begin DATA SECTION

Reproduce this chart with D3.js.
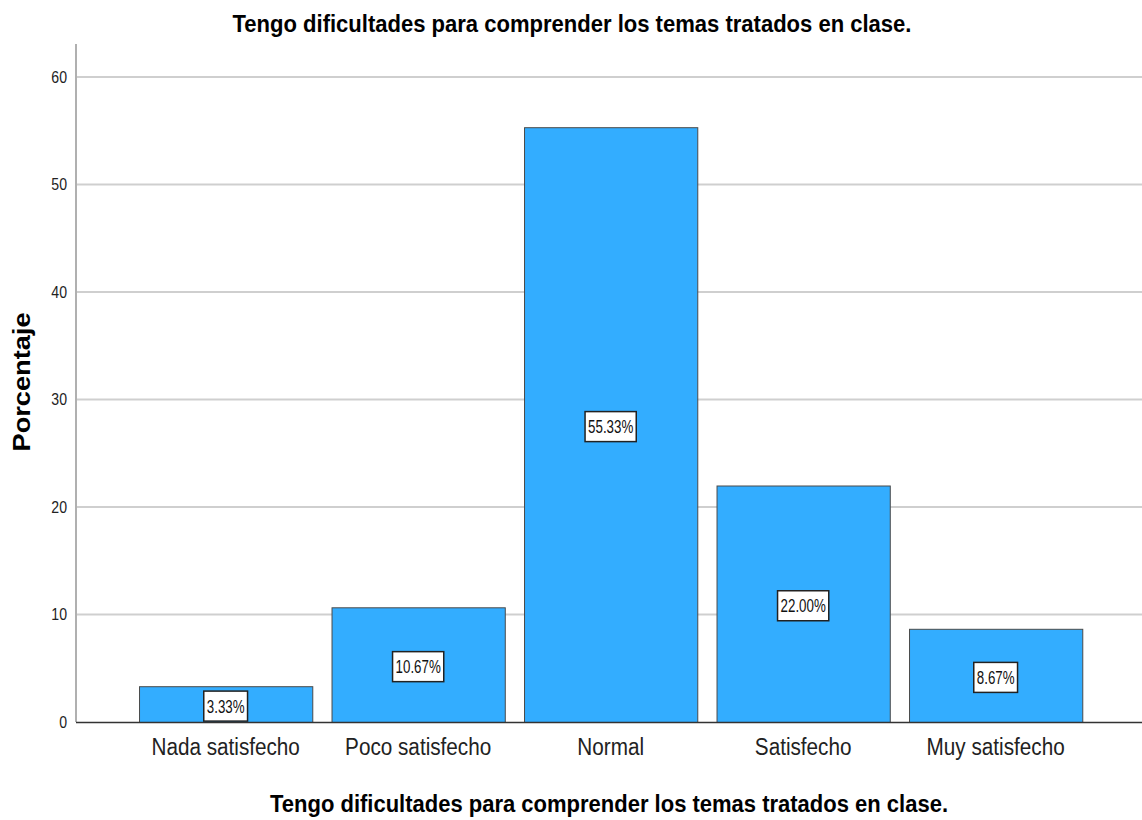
<!DOCTYPE html>
<html>
<head>
<meta charset="utf-8">
<script src="https://cdn.jsdelivr.net/npm/d3@7"></script>
<style>
  html, body { margin: 0; padding: 0; background: #fff; }
  svg { display: block; font-family: "Liberation Sans", Arial, sans-serif; }
</style>
</head>
<body>
<svg id="chart" width="1142" height="820"></svg>
<script>
// Response categories and their percentages
const categories = ["Nada satisfecho", "Poco satisfecho", "Normal", "Satisfecho", "Muy satisfecho"];
const percentages = [3.33, 10.67, 55.33, 22.00, 8.67];
const yTicks = [0, 10, 20, 30, 40, 50, 60];
const chartTitle = "Tengo dificultades para comprender los temas tratados en clase.";
const xTitle = "Tengo dificultades para comprender los temas tratados en clase.";
const yTitle = "Porcentaje";

const svg = d3.select("#chart");
const plot = { left: 76, right: 1142, top: 44, bottom: 722 };

const y = d3.scaleLinear().domain([0, 60]).range([722, 77]);
const x = d3.scaleBand()
  .domain(categories)
  .range([129.4, 1091.9])
  .paddingInner(0.1)
  .paddingOuter(0.05);

// squeeze a text element horizontally by a factor
function condense(sel, k) {
  sel.each(function () {
    const w = this.getComputedTextLength();
    d3.select(this).attr("textLength", w * k).attr("lengthAdjust", "spacingAndGlyphs");
  });
}

// Horizontal gridlines
svg.append("g")
  .selectAll("line")
  .data(yTicks.filter(t => t > 0))
  .join("line")
  .attr("x1", plot.left).attr("x2", plot.right)
  .attr("y1", d => y(d)).attr("y2", d => y(d))
  .attr("stroke", "#cfcfcf").attr("stroke-width", 2);

// Left axis
const yAxis = d3.axisLeft(y).tickValues(yTicks).tickSize(0).tickPadding(9);
const gy = svg.append("g").attr("transform", `translate(${plot.left},0)`).call(yAxis);
gy.select(".domain").remove();
gy.selectAll("text").attr("font-size", 16).attr("fill", "#222")
  .attr("font-family", "'Liberation Sans', Arial, sans-serif")
  .call(condense, 0.88);
svg.append("line")
  .attr("x1", plot.left).attr("x2", plot.left)
  .attr("y1", plot.top).attr("y2", plot.bottom)
  .attr("stroke", "#b0b0b0").attr("stroke-width", 2);

// Bars
svg.append("g")
  .selectAll("rect")
  .data(percentages)
  .join("rect")
  .attr("x", (d, i) => x(categories[i]) + 0.5)
  .attr("y", d => y(d) + 0.5)
  .attr("width", x.bandwidth())
  .attr("height", d => y(0) - y(d))
  .attr("fill", "#33adff")
  .attr("stroke", "#4a4a4a").attr("stroke-width", 1);

// Bottom axis line
svg.append("line")
  .attr("x1", plot.left).attr("x2", plot.right)
  .attr("y1", plot.bottom + 0.5).attr("y2", plot.bottom + 0.5)
  .attr("stroke", "#333").attr("stroke-width", 1.5);

// Category labels
const xAxis = d3.axisBottom(x).tickSize(0).tickPadding(17);
const gx = svg.append("g").attr("transform", `translate(0,${plot.bottom})`).call(xAxis);
gx.select(".domain").remove();
gx.selectAll("text")
  .attr("font-size", 23).attr("fill", "#222")
  .attr("font-family", "'Liberation Sans', Arial, sans-serif")
  .call(condense, 0.9);

// Value labels in boxes at bar mid-height
const lbl = svg.append("g").selectAll("g")
  .data(percentages)
  .join("g")
  .attr("transform", (d, i) =>
    `translate(${x(categories[i]) + x.bandwidth() / 2},${(y(d) + y(0)) / 2 + 2})`);
lbl.each(function (d) {
  const g = d3.select(this);
  const txt = d.toFixed(2) + "%";
  const rect = g.append("rect");
  const t = g.append("text")
    .attr("text-anchor", "middle")
    .attr("dy", "0.36em")
    .attr("font-size", 18)
    .attr("fill", "#111")
    .text(txt);
  const w = t.node().getComputedTextLength() * 0.74;
  t.attr("textLength", w).attr("lengthAdjust", "spacingAndGlyphs");
  rect.attr("x", -w / 2 - 3).attr("y", -15).attr("width", w + 6).attr("height", 30)
    .attr("fill", "#fff").attr("stroke", "#222").attr("stroke-width", 1.5);
});

// Titles
svg.append("text")
  .attr("x", 572).attr("y", 32)
  .attr("text-anchor", "middle")
  .attr("font-size", 23).attr("font-weight", "bold").attr("fill", "#000")
  .attr("textLength", 679).attr("lengthAdjust", "spacingAndGlyphs")
  .text(chartTitle);

svg.append("text")
  .attr("x", 609).attr("y", 812)
  .attr("text-anchor", "middle")
  .attr("font-size", 23).attr("font-weight", "bold").attr("fill", "#000")
  .attr("textLength", 678).attr("lengthAdjust", "spacingAndGlyphs")
  .text(xTitle);

svg.append("text")
  .attr("transform", "translate(30,382) rotate(-90)")
  .attr("text-anchor", "middle")
  .attr("font-size", 24).attr("font-weight", "bold").attr("fill", "#000")
  .attr("textLength", 139).attr("lengthAdjust", "spacingAndGlyphs")
  .text(yTitle);
</script>
</body>
</html>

end DATA SECTION

Repeat the listing above exactly, with no pictures.

Reproduce this chart with D3.js.
<!DOCTYPE html>
<html>
<head>
<meta charset="utf-8">
<script src="https://cdn.jsdelivr.net/npm/d3@7"></script>
<style>
  html, body { margin: 0; padding: 0; background: #fff; }
  svg { display: block; font-family: "Liberation Sans", Arial, sans-serif; }
</style>
</head>
<body>
<svg id="chart" width="1142" height="820"></svg>
<script>
// Response categories and their percentages
const categories = ["Nada satisfecho", "Poco satisfecho", "Normal", "Satisfecho", "Muy satisfecho"];
const percentages = [3.33, 10.67, 55.33, 22.00, 8.67];
const yTicks = [0, 10, 20, 30, 40, 50, 60];
const chartTitle = "Tengo dificultades para comprender los temas tratados en clase.";
const xTitle = "Tengo dificultades para comprender los temas tratados en clase.";
const yTitle = "Porcentaje";

const svg = d3.select("#chart");
const plot = { left: 76, right: 1142, top: 44, bottom: 722 };

const y = d3.scaleLinear().domain([0, 60]).range([722, 77]);
const x = d3.scaleBand()
  .domain(categories)
  .range([129.4, 1091.9])
  .paddingInner(0.1)
  .paddingOuter(0.05);

// squeeze a text element horizontally by a factor
function condense(sel, k) {
  sel.each(function () {
    const w = this.getComputedTextLength();
    d3.select(this).attr("textLength", w * k).attr("lengthAdjust", "spacingAndGlyphs");
  });
}

// Horizontal gridlines
svg.append("g")
  .selectAll("line")
  .data(yTicks.filter(t => t > 0))
  .join("line")
  .attr("x1", plot.left).attr("x2", plot.right)
  .attr("y1", d => y(d)).attr("y2", d => y(d))
  .attr("stroke", "#cfcfcf").attr("stroke-width", 2);

// Left axis
const yAxis = d3.axisLeft(y).tickValues(yTicks).tickSize(0).tickPadding(9);
const gy = svg.append("g").attr("transform", `translate(${plot.left},0)`).call(yAxis);
gy.select(".domain").remove();
gy.selectAll("text").attr("font-size", 16).attr("fill", "#222")
  .attr("font-family", "'Liberation Sans', Arial, sans-serif")
  .call(condense, 0.88);
svg.append("line")
  .attr("x1", plot.left).attr("x2", plot.left)
  .attr("y1", plot.top).attr("y2", plot.bottom)
  .attr("stroke", "#b0b0b0").attr("stroke-width", 2);

// Bars
svg.append("g")
  .selectAll("rect")
  .data(percentages)
  .join("rect")
  .attr("x", (d, i) => x(categories[i]) + 0.5)
  .attr("y", d => y(d) + 0.5)
  .attr("width", x.bandwidth())
  .attr("height", d => y(0) - y(d))
  .attr("fill", "#33adff")
  .attr("stroke", "#4a4a4a").attr("stroke-width", 1);

// Bottom axis line
svg.append("line")
  .attr("x1", plot.left).attr("x2", plot.right)
  .attr("y1", plot.bottom + 0.5).attr("y2", plot.bottom + 0.5)
  .attr("stroke", "#333").attr("stroke-width", 1.5);

// Category labels
const xAxis = d3.axisBottom(x).tickSize(0).tickPadding(17);
const gx = svg.append("g").attr("transform", `translate(0,${plot.bottom})`).call(xAxis);
gx.select(".domain").remove();
gx.selectAll("text")
  .attr("font-size", 23).attr("fill", "#222")
  .attr("font-family", "'Liberation Sans', Arial, sans-serif")
  .call(condense, 0.9);

// Value labels in boxes at bar mid-height
const lbl = svg.append("g").selectAll("g")
  .data(percentages)
  .join("g")
  .attr("transform", (d, i) =>
    `translate(${x(categories[i]) + x.bandwidth() / 2},${(y(d) + y(0)) / 2 + 2})`);
lbl.each(function (d) {
  const g = d3.select(this);
  const txt = d.toFixed(2) + "%";
  const rect = g.append("rect");
  const t = g.append("text")
    .attr("text-anchor", "middle")
    .attr("dy", "0.36em")
    .attr("font-size", 18)
    .attr("fill", "#111")
    .text(txt);
  const w = t.node().getComputedTextLength() * 0.74;
  t.attr("textLength", w).attr("lengthAdjust", "spacingAndGlyphs");
  rect.attr("x", -w / 2 - 3).attr("y", -15).attr("width", w + 6).attr("height", 30)
    .attr("fill", "#fff").attr("stroke", "#222").attr("stroke-width", 1.5);
});

// Titles
svg.append("text")
  .attr("x", 572).attr("y", 32)
  .attr("text-anchor", "middle")
  .attr("font-size", 23).attr("font-weight", "bold").attr("fill", "#000")
  .attr("textLength", 679).attr("lengthAdjust", "spacingAndGlyphs")
  .text(chartTitle);

svg.append("text")
  .attr("x", 609).attr("y", 812)
  .attr("text-anchor", "middle")
  .attr("font-size", 23).attr("font-weight", "bold").attr("fill", "#000")
  .attr("textLength", 678).attr("lengthAdjust", "spacingAndGlyphs")
  .text(xTitle);

svg.append("text")
  .attr("transform", "translate(30,382) rotate(-90)")
  .attr("text-anchor", "middle")
  .attr("font-size", 24).attr("font-weight", "bold").attr("fill", "#000")
  .attr("textLength", 139).attr("lengthAdjust", "spacingAndGlyphs")
  .text(yTitle);
</script>
</body>
</html>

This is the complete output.